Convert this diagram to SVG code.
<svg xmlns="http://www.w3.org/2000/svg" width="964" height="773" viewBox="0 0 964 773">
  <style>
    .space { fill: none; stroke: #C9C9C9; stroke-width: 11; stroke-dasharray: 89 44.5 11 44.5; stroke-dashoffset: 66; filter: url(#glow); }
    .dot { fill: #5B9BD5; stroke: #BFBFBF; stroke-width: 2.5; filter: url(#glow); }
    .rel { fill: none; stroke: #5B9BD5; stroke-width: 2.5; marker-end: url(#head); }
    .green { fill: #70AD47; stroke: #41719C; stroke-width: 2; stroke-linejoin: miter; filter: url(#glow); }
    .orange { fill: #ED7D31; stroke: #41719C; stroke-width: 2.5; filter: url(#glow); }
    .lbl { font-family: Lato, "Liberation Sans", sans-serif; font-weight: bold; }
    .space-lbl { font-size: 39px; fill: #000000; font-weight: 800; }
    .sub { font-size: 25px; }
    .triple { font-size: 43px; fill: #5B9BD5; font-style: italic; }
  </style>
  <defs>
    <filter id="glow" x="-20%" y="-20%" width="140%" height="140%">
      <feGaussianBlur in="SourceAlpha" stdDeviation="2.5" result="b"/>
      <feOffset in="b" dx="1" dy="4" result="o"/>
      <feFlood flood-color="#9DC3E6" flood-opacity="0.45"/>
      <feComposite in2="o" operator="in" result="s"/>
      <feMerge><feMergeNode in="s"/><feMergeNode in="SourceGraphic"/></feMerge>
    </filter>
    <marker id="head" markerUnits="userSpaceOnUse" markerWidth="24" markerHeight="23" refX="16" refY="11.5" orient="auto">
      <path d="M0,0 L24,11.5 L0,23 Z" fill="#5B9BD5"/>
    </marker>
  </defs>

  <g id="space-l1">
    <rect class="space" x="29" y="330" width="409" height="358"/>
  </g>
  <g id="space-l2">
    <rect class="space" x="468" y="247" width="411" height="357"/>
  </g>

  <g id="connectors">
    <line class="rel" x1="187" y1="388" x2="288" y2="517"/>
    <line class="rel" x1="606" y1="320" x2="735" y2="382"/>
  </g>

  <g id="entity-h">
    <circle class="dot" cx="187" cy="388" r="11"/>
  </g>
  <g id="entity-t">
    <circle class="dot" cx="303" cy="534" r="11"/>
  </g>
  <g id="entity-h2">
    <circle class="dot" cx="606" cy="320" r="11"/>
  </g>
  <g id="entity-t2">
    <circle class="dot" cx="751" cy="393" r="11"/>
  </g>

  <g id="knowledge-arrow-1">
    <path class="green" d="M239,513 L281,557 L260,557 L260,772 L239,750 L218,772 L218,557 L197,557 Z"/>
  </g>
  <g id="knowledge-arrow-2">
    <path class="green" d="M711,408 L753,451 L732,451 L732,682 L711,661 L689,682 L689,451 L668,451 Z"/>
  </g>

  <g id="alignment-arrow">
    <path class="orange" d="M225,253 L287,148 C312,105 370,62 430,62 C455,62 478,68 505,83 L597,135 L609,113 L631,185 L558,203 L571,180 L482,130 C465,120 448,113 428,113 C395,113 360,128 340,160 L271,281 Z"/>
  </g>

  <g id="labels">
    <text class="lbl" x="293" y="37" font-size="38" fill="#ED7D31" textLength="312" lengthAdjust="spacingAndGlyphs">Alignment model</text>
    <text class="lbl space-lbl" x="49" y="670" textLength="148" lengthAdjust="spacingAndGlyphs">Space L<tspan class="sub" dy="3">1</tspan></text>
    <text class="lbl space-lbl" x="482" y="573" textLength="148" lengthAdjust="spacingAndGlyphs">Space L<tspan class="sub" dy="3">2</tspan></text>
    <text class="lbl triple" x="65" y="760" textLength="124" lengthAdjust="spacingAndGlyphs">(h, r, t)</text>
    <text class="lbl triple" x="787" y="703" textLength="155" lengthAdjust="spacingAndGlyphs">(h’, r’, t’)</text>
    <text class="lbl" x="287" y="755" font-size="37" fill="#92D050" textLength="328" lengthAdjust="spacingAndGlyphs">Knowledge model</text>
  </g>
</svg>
|---|
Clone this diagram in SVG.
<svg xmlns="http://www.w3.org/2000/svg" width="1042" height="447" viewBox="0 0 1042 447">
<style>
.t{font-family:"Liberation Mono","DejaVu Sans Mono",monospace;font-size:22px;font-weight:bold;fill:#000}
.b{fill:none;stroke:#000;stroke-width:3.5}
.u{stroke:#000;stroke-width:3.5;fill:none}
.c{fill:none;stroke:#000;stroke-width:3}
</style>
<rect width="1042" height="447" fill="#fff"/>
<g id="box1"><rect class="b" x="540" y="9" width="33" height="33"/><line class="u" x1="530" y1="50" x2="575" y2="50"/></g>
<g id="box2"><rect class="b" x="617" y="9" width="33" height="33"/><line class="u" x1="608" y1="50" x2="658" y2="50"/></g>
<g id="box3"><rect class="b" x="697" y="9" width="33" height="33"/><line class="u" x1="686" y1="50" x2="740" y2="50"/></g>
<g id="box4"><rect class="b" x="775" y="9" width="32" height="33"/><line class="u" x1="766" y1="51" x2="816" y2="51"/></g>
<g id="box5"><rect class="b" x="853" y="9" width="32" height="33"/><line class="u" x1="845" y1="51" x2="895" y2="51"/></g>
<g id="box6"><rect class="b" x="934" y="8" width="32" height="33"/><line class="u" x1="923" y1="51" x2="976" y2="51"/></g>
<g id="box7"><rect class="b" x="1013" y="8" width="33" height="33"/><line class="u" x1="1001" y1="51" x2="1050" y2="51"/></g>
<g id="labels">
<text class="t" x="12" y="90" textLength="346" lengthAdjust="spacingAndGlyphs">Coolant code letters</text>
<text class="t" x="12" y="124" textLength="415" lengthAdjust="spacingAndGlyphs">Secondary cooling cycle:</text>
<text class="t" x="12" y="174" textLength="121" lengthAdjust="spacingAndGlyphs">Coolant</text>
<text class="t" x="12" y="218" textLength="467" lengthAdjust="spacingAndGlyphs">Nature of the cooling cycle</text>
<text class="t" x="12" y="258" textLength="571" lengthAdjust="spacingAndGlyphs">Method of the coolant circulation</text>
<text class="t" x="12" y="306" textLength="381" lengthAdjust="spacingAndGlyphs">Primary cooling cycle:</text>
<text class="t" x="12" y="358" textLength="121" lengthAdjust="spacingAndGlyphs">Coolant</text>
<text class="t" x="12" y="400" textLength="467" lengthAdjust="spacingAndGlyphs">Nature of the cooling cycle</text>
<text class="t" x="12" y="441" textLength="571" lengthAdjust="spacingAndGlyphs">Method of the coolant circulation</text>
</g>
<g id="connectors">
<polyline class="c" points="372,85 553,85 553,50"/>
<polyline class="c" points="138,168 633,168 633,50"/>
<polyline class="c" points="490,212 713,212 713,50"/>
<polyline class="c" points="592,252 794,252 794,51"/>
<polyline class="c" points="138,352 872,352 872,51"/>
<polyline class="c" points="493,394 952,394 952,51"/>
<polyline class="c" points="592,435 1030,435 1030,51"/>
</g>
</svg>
|---|
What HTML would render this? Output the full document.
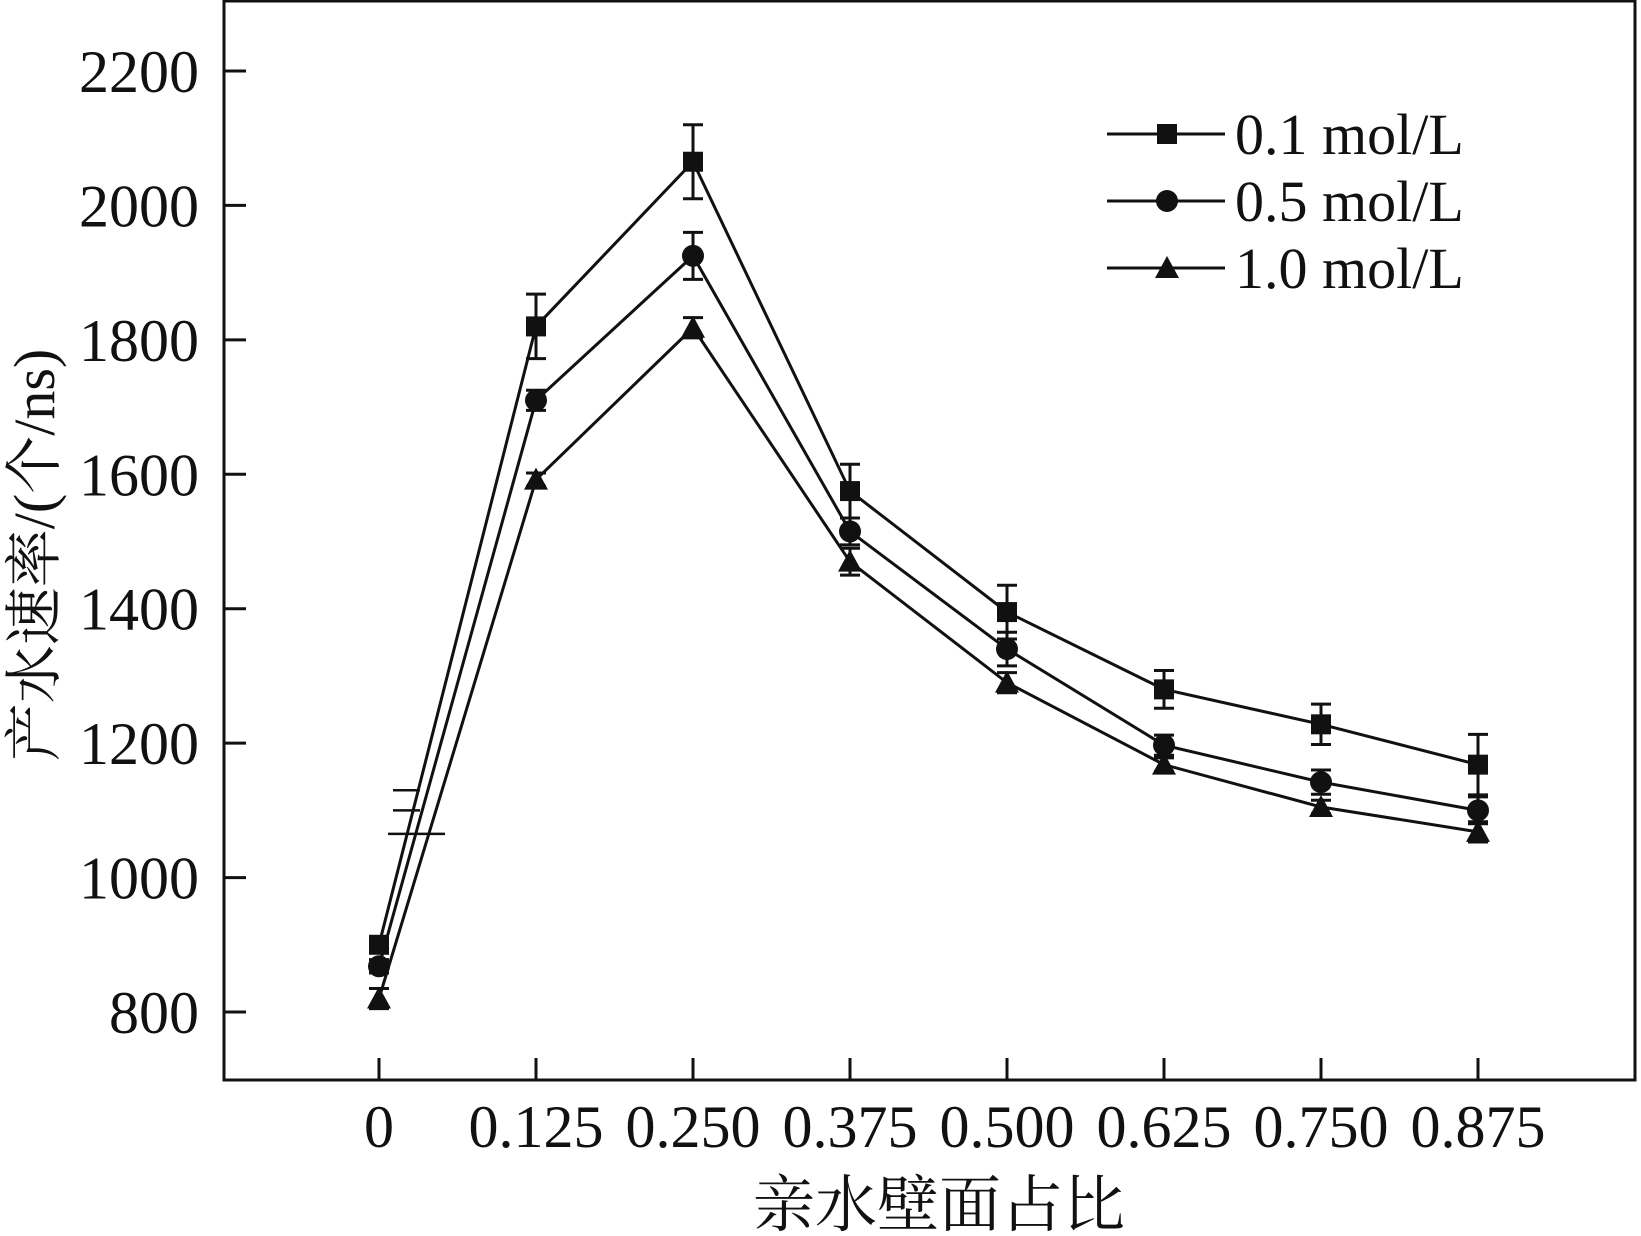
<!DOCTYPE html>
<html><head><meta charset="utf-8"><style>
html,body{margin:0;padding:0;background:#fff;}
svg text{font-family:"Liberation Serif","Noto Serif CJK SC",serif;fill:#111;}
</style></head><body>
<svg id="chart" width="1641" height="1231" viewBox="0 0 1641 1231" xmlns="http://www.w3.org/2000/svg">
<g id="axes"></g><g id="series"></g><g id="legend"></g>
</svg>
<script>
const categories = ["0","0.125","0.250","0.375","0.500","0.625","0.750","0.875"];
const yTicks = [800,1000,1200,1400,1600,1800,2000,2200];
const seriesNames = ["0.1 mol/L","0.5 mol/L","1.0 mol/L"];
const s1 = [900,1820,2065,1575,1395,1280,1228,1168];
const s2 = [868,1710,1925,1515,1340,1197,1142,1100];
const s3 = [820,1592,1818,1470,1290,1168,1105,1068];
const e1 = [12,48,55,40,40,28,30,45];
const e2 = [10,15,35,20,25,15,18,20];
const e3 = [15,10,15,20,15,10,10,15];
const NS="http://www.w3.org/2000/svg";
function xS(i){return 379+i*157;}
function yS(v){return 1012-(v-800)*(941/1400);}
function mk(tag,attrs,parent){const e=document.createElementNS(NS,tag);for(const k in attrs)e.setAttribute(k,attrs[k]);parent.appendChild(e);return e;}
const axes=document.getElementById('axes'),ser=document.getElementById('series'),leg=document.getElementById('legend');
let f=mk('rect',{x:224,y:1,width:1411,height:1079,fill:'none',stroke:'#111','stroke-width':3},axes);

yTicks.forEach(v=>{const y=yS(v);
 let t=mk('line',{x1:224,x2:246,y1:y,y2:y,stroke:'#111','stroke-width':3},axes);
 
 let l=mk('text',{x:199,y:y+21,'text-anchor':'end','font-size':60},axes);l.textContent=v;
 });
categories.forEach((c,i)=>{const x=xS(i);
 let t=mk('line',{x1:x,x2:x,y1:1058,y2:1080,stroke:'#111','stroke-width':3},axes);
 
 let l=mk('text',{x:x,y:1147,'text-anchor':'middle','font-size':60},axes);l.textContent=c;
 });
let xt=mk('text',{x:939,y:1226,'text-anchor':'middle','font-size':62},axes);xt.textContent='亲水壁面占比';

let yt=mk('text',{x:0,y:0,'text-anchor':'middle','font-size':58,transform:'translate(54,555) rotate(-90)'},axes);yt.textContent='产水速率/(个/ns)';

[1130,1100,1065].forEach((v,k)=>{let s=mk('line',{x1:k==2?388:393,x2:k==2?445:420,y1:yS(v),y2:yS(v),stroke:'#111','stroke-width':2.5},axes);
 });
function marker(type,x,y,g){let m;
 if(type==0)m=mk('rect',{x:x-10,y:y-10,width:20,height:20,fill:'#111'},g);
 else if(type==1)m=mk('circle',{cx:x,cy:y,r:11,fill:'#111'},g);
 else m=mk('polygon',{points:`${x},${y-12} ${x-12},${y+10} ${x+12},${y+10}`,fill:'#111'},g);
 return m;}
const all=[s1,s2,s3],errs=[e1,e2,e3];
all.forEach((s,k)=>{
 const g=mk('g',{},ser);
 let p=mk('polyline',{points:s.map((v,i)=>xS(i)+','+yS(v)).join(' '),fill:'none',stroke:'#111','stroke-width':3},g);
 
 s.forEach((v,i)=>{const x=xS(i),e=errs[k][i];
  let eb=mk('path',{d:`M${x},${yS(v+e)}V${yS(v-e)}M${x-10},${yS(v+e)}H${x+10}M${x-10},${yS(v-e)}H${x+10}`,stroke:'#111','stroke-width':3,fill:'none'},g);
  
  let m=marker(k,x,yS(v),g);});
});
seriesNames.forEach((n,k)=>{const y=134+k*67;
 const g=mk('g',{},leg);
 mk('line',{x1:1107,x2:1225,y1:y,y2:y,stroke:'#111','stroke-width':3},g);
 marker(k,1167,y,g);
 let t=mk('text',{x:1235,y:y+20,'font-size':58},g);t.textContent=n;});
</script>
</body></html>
|---|
Job –
Of the lines above, copy only those from the one holding "What HTML would" to the one holding "let xt=mk('tex", both included, and exclude every image.

Result for this task –
What HTML would render this? Output the full document.
<!DOCTYPE html>
<html><head><meta charset="utf-8"><style>
html,body{margin:0;padding:0;background:#fff;}
svg text{font-family:"Liberation Serif","Noto Serif CJK SC",serif;fill:#111;}
</style></head><body>
<svg id="chart" width="1641" height="1231" viewBox="0 0 1641 1231" xmlns="http://www.w3.org/2000/svg">
<g id="axes"></g><g id="series"></g><g id="legend"></g>
</svg>
<script>
const categories = ["0","0.125","0.250","0.375","0.500","0.625","0.750","0.875"];
const yTicks = [800,1000,1200,1400,1600,1800,2000,2200];
const seriesNames = ["0.1 mol/L","0.5 mol/L","1.0 mol/L"];
const s1 = [900,1820,2065,1575,1395,1280,1228,1168];
const s2 = [868,1710,1925,1515,1340,1197,1142,1100];
const s3 = [820,1592,1818,1470,1290,1168,1105,1068];
const e1 = [12,48,55,40,40,28,30,45];
const e2 = [10,15,35,20,25,15,18,20];
const e3 = [15,10,15,20,15,10,10,15];
const NS="http://www.w3.org/2000/svg";
function xS(i){return 379+i*157;}
function yS(v){return 1012-(v-800)*(941/1400);}
function mk(tag,attrs,parent){const e=document.createElementNS(NS,tag);for(const k in attrs)e.setAttribute(k,attrs[k]);parent.appendChild(e);return e;}
const axes=document.getElementById('axes'),ser=document.getElementById('series'),leg=document.getElementById('legend');
let f=mk('rect',{x:224,y:1,width:1411,height:1079,fill:'none',stroke:'#111','stroke-width':3},axes);

yTicks.forEach(v=>{const y=yS(v);
 let t=mk('line',{x1:224,x2:246,y1:y,y2:y,stroke:'#111','stroke-width':3},axes);
 
 let l=mk('text',{x:199,y:y+21,'text-anchor':'end','font-size':60},axes);l.textContent=v;
 });
categories.forEach((c,i)=>{const x=xS(i);
 let t=mk('line',{x1:x,x2:x,y1:1058,y2:1080,stroke:'#111','stroke-width':3},axes);
 
 let l=mk('text',{x:x,y:1147,'text-anchor':'middle','font-size':60},axes);l.textContent=c;
 });
let xt=mk('text',{x:939,y:1226,'text-anchor':'middle','font-size':62},axes);xt.textContent='亲水壁面占比';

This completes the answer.